Prep 15 mins
Cook 30 mins
creamy rich pumpkin flavor with a snappy crust
- 4 cups finely crushed gingersnaps
- 1⁄2 cup unsalted butter, melted
- 1 tablespoon grated fresh ginger
- 1 lb cream cheese, softened
- 1⁄2 cup packed light brown sugar
- 1⁄2 teaspoon ground cinnamon
- 1 pinch of grated nutmeg
- 1 pinch ground allspice
- 1 pinch ground cloves
- 1⁄4 teaspoon salt
- 3⁄4 cup pumpkin puree (fresh or canned)
- 2 large eggs
- Preheat the oven to 325 degrees.
- To make the crust, combine the gingersnap crumbs with the melted butter and toss together until the mixture holds together when pressed.

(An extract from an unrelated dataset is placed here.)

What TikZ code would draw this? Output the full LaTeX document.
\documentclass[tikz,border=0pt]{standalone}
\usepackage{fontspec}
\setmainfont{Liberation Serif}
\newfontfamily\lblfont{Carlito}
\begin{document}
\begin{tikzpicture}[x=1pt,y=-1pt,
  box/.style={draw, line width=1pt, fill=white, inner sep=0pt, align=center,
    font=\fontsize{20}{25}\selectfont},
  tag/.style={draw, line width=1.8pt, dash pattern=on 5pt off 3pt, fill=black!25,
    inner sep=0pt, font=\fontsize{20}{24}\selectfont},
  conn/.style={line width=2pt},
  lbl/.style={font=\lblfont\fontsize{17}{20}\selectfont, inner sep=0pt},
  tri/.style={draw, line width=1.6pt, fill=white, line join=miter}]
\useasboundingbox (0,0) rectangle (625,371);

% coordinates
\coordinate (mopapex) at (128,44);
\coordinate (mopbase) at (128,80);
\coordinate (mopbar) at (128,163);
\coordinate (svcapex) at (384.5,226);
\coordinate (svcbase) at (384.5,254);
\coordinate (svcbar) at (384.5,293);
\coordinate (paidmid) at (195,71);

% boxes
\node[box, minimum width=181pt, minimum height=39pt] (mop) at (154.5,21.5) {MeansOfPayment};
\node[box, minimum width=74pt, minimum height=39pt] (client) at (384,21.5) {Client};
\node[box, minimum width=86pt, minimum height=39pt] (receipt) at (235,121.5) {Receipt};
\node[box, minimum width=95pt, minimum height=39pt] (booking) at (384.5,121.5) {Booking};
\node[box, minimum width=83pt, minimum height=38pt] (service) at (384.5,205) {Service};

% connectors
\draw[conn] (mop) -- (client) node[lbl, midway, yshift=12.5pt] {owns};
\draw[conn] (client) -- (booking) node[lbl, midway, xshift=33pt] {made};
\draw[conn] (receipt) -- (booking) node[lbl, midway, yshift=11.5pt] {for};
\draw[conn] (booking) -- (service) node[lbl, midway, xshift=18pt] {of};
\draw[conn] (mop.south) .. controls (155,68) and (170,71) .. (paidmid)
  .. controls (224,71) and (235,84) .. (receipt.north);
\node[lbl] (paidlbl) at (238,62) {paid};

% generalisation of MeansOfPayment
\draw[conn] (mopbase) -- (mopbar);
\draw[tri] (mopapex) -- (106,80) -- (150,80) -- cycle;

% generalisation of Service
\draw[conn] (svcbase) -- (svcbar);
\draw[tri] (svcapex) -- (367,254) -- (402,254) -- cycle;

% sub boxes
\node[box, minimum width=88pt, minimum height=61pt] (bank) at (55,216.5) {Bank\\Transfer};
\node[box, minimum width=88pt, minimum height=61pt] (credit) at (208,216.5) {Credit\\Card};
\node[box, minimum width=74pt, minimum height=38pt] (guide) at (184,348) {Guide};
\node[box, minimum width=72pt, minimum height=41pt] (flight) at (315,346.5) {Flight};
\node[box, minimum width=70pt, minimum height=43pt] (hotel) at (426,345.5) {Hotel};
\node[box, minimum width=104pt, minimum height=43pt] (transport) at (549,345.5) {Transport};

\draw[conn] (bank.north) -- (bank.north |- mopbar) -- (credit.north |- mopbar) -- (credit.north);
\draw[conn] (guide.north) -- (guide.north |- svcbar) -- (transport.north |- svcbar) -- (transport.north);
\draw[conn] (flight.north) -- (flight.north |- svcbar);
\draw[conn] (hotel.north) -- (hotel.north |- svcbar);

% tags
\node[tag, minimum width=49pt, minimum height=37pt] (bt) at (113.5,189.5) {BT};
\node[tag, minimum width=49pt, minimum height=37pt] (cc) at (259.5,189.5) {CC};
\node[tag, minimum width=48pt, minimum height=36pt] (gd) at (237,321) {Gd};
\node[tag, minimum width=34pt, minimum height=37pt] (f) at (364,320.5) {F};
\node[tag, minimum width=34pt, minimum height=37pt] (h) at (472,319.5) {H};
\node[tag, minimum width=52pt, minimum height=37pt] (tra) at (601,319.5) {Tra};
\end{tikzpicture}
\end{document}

- Add an additional tablespoon of melted butter if necessary.
- Pat evenly over the bottom and halfway up the sides of 8 (4 1/2-inch) tartlet pans.
- Bake about 7 minutes, or until set.
- Remove from oven.
- To make the filling: Press the grated ginger against the mesh of a fine sieve into a small bowl, pressing hard to extract all the juice.
- Set the ginger juice aside and discard the pulp.
- In the bowl of an electric mixer, combine cream cheese, brown sugar, cinnamon, nutmeg, allspice, ground cloves, and salt.
- Beat until creamy and well combined, then add the ginger juice and the pumpkin puree and beat again.
- Add the eggs, one at a time, mixing well after you add the first one, but do not overbeat the mixture.
- Pour the filling into the tart pans and return them to the oven.
- Bake for 25 to 30 minutes, or until the center is just firm to the touch.
- Cool to room temperature, then chill for up to 2 hours or overnight before serving.
This filling is wonderful, and the gingersnap crust is a nice twist. I didn't have mini-tart pans, so I used a pumpkin shaped mini tin. The result included 12 perfect pumpkin shaped pumpkin tarts and were a huge hit for young and old. I added a dollop of whip cream as well. I think this filling would do well in any size pan, with adjustments for baking time.